# Lab 20 - Correlation, causation, and heat maps

The Federal Reserve Bank of New York has information about the labor market for recent college graduates [here](https://www.newyorkfed.org/research/college-labor-market/college-labor-market_compare-majors.html).

The data in this table can be downloaded as an Excel file at the bottom of the page. If you open this file in Excel, you can save the last table as a CSV file. Alternatively, download the data as a CSV file from the course website. 

We will be using a new data visualization library called [Seaborn](https://seaborn.pydata.org/#). Install it with the code below (this might take a few minutes):

In [None]:
!pip install --user seaborn

Import Seaborn and the other libraries so we can use them in our code.

In [32]:
import numpy as np
import matplotlib.pyplot as plt
import pandas as pd
import seaborn as sns
%matplotlib inline

### Loading and cleaning the data

Before creating the dataframe, look at the CSV file. Do you notice anything that you will have to account for when reading in the data? 

Hint: To skip 5 rows at the end of the CSV file, use the parameter `skipfooter = 5`. (Ignore the warning.)

Load the labor market CSV file into a dataframe called `labor`:

Display your `labor` dataframe below to check it.

We will want to use all the columns as numbers, but has `read_csv` interpreted them as numbers? Type `labor.dtypes` below and run the code to see what *type* each column is. `dtypes` is a property of the dataframe, not a function, so it doesn't have `()` at the end. 

Decimal numbers are stored as `float64`, so the `Unemployment Rate`, `Underemployment Rate`, and `Share with Graduate Degree` have been read in as numbers. The `Median Wage Early Career` and `Median Wage Mid-Career` columns have type `object` which probably means a string. These columns were read in as strings because they contains commas.

The following code will remove the commas and tell Pandas that these columns are `float`s as well.

In [None]:
labor["Median Wage Early Career"] = labor["Median Wage Early Career"].str.replace(",","").astype(float)
labor["Median Wage Mid-Career"] = labor["Median Wage Mid-Career"].str.replace(",","").astype(float)
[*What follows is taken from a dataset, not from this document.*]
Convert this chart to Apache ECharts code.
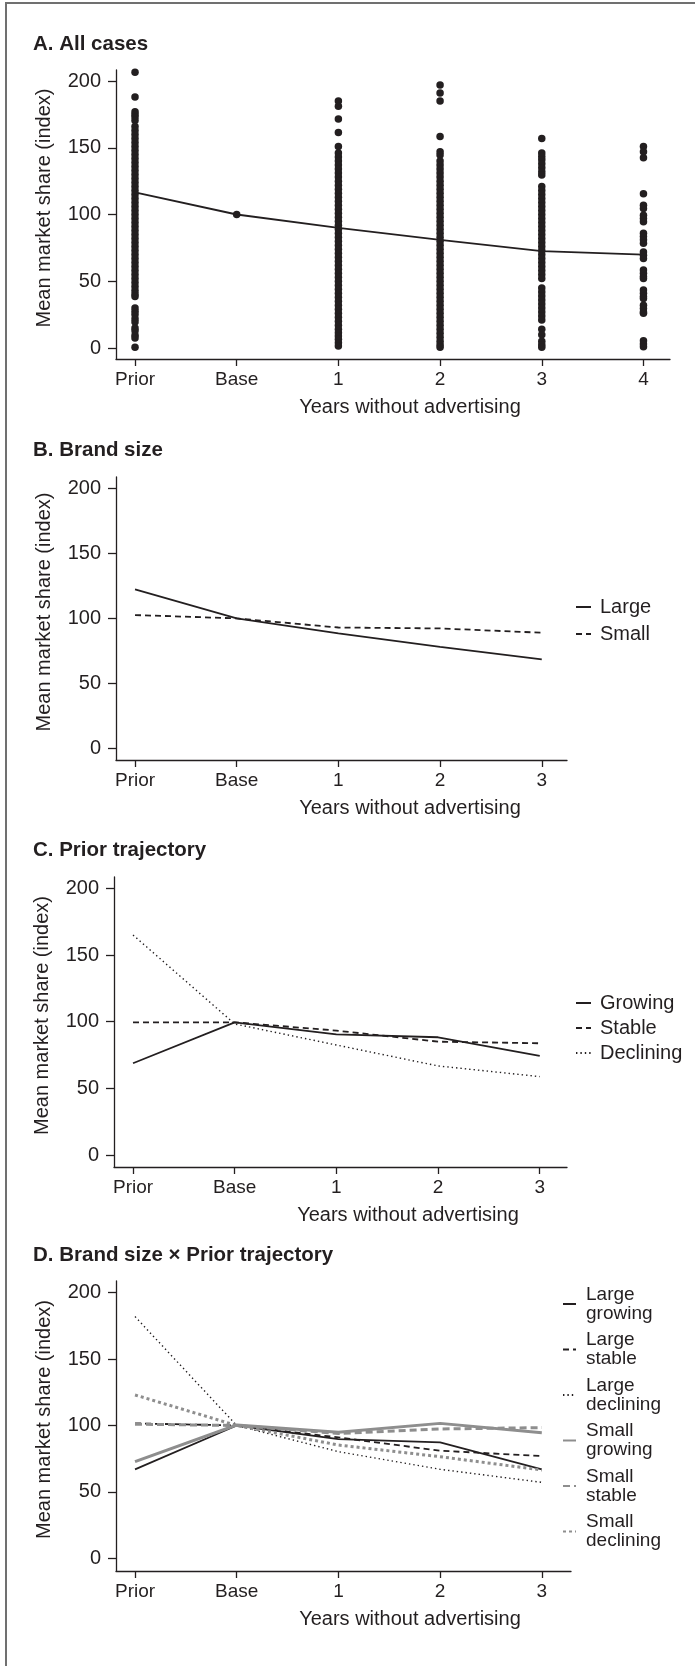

Check that this code worked by displaying `labor` again:

Show the type for each column:

### Correlation matrix

We can compute the correlation matrix with the code `labor.corr()`. Try it below.

Which pair of columns are the most correlated? Which pair of columns are the least correlated?

### Heat maps

We can visualize the correlation matrix with a heat map. To do this, we need to save the correlation matrix in a variable (say `corr_matrix`) and then run the code `sns.heatmap(corr_matrix)`. Try it below.

Find the pairs of columns that you thought were most correlated and least correlated above. Do the colors for these pairs make sense?

Make a scatter plot of the two columns that are most correlated. Remember the code pattern for creating a scatter plot is `df.plot.scatter(x = "column name 1", y = "column name 2")`

Does the relationship look linear (like a line)?

Now make a scatter plot of the two columns that were least correlated.

Does this relationship look linear?

We can plot all possible scatter plots at once with the Seaborn command `sns.pairplot(labor)`. Try it below.

Can you spot the pairs of columns with negative correlation from the plots? What plots are on the diagonal?

## Another heat map: Traffic counts

To fully see the power of heat maps, we need a larger data set. Download the dataset of traffic counts [here](https://data.cityofnewyork.us/Transportation/Traffic-Volume-Counts-2012-2013-/p424-amsu).

This dataset contains counts of the number of vehicles to pass different sections of road at different times of the day.

Load the CSV file into a variable called `traffic`

Display your new dataframe.

What are the columns?

Compute the correlation matrix.

Our correlation matrix is fairly large, so it is hard to see patterns in it. To visualize the correlation matrix, display it as a heatmap.

What do you notice about the heatmap? Which columns are similar? Does this make sense?

### Challenges:
- Which pair of numeric columns in the taxi dataset are the most correlated? Which pair of numeric columns in the taxi dataset are the least correlated? Do these results make sense?
- Which pair of numeric columns in the Starbucks drink nuitrition information are the most correlated? Which pair are the least correlated? Do these results make sense?